Whatever the outcome of Oakland’s plan, it seems clear that the cultural shift toward home-raised food is here to stay.
In Berkeley, proposed urban farming rule changes would allow the city to meet a goal for the broader “social good” laid out in the city’s 2009 Climate Action Plan — reducing the carbon footprint in getting food to the community.
Councilman Jesse Arreguin’s plan, expected to come to a vote this fall, would allow for the home production and sale of all raw agricultural products — eggs and raw honey in addition to plants — with a simple permit at a reduced or waived cost. It also would require testing to ensure the soil is free of harmful chemicals.
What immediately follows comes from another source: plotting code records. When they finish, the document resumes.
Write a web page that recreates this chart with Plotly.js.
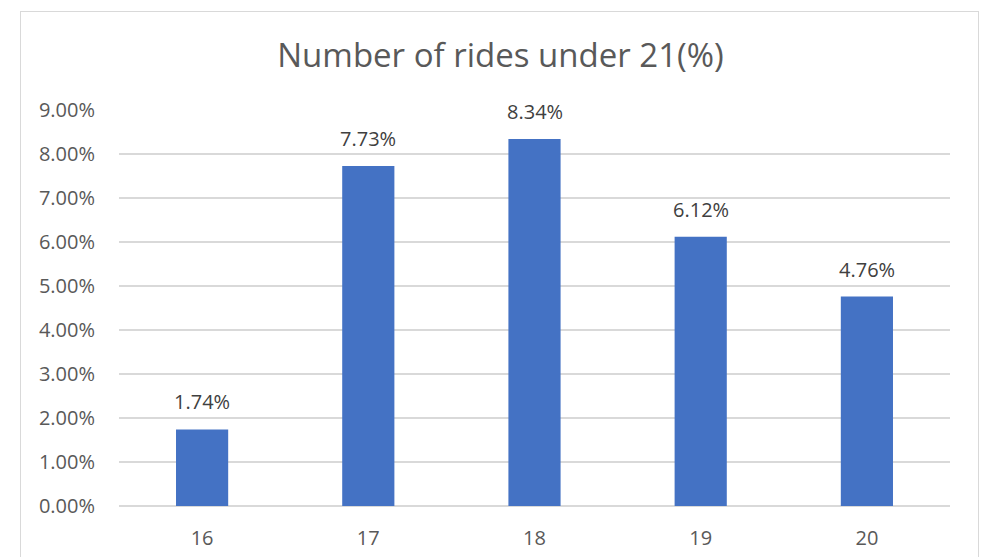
<!DOCTYPE html>
<html>
<head>
<meta charset="utf-8">
<script src="https://cdn.plot.ly/plotly-3.0.1.min.js"></script>
<style>
html,body{margin:0;padding:0;background:#fff;}
#wrap{position:relative;width:982px;height:557px;overflow:hidden;}
#chart{position:absolute;left:0;top:0;width:982px;height:557px;}
#frame{position:absolute;left:20px;top:11px;width:957px;height:600px;border:1.5px solid #d9d9d9;pointer-events:none;}
</style>
</head>
<body>
<div id="wrap"><div id="chart"></div><div id="frame"></div></div>
<script>
const categories = ['16', '17', '18', '19', '20'];
const values = [1.74, 7.73, 8.34, 6.12, 4.76];
const tickVals = [0, 1, 2, 3, 4, 5, 6, 7, 8, 9];
const tickText = ['0.00%', '1.00%', '2.00%', '3.00%', '4.00%', '5.00%', '6.00%', '7.00%', '8.00%', '9.00%'];
const chartTitle = 'Number of rides under 21(%)';

const FONT = '"Open Sans", "Noto Sans", sans-serif';

const trace = {
  type: 'bar',
  x: categories,
  y: values,
  marker: {color: '#4472C4', line: {width: 0}},
  hoverinfo: 'skip'
};

const annotations = categories.map((c, i) => ({
  x: i, y: values[i], xref: 'x', yref: 'y',
  text: values[i].toFixed(2) + '%',
  showarrow: false, yanchor: 'bottom', yshift: 12,
  font: {family: FONT, size: 20, color: '#404040'}
}));

const layout = {
  width: 982, height: 557,
  margin: {l: 119, r: 32, t: 109.5, b: 51, pad: 0},
  paper_bgcolor: 'rgba(0,0,0,0)',
  plot_bgcolor: 'rgba(0,0,0,0)',
  bargap: 0.686,
  showlegend: false,
  title: {
    text: chartTitle,
    font: {family: FONT, size: 33, color: '#595959'},
    x: 0.5097, xref: 'container', xanchor: 'center',
    y: 0.9, yref: 'container', yanchor: 'middle'
  },
  xaxis: {
    type: 'category',
    range: [-0.5, categories.length - 0.5],
    showgrid: false, showline: false, zeroline: false,
    ticks: 'outside', ticklen: 14, tickcolor: 'rgba(0,0,0,0)',
    tickfont: {family: FONT, size: 20, color: '#595959'},
    fixedrange: true
  },
  yaxis: {
    range: [0, 9],
    tickvals: tickVals, ticktext: tickText,
    showgrid: true, gridcolor: '#d9d9d9', gridwidth: 1.3,
    zeroline: true, zerolinecolor: '#d9d9d9', zerolinewidth: 1.3,
    showline: false,
    ticks: 'outside', ticklen: 19, tickcolor: 'rgba(0,0,0,0)',
    tickfont: {family: FONT, size: 20, color: '#595959'},
    fixedrange: true
  },
  annotations: annotations
};

Plotly.newPlot('chart', [trace], layout, {displayModeBar: false, staticPlot: true});
</script>
</body>
</html>
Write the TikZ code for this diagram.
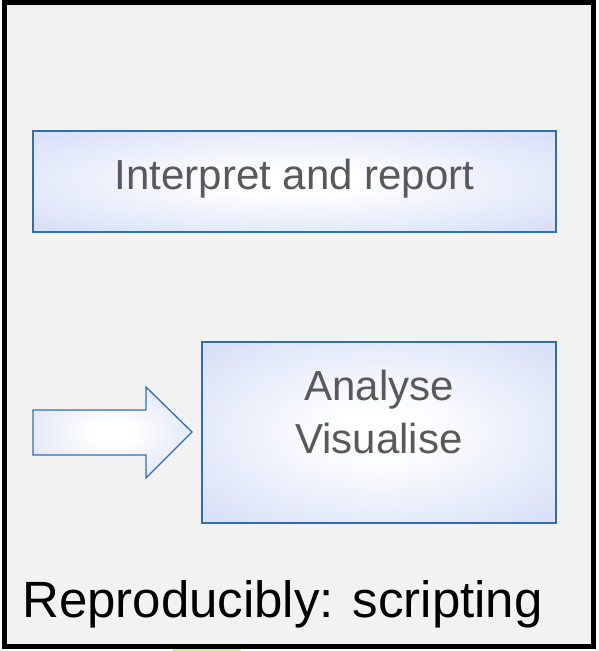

“We want to make sure that the food that’s being produced and ultimately will be sold to Berkeley residents,” Arreguin said, “is of the best quality possible.”
In San Francisco, Little City Gardens has offered both healthful food and a sense of community. One family bikes over to pick up their weekly produce, bringing the kids to show them where their chard is harvested. A fellow gardener, also a member, donated pepper seeds he cultivated to thrive in the biting city fog. They have sprouted to seedlings inside the greenhouse built by Galloway and Budner.
As for their neighbors, “I think it took a while for us to prove to them that we weren’t wing nuts,” said Budner, 30, wiping her brow as she clipped broccolini. “We’ve been here every day. There’s a certain point where you have to get behind that.”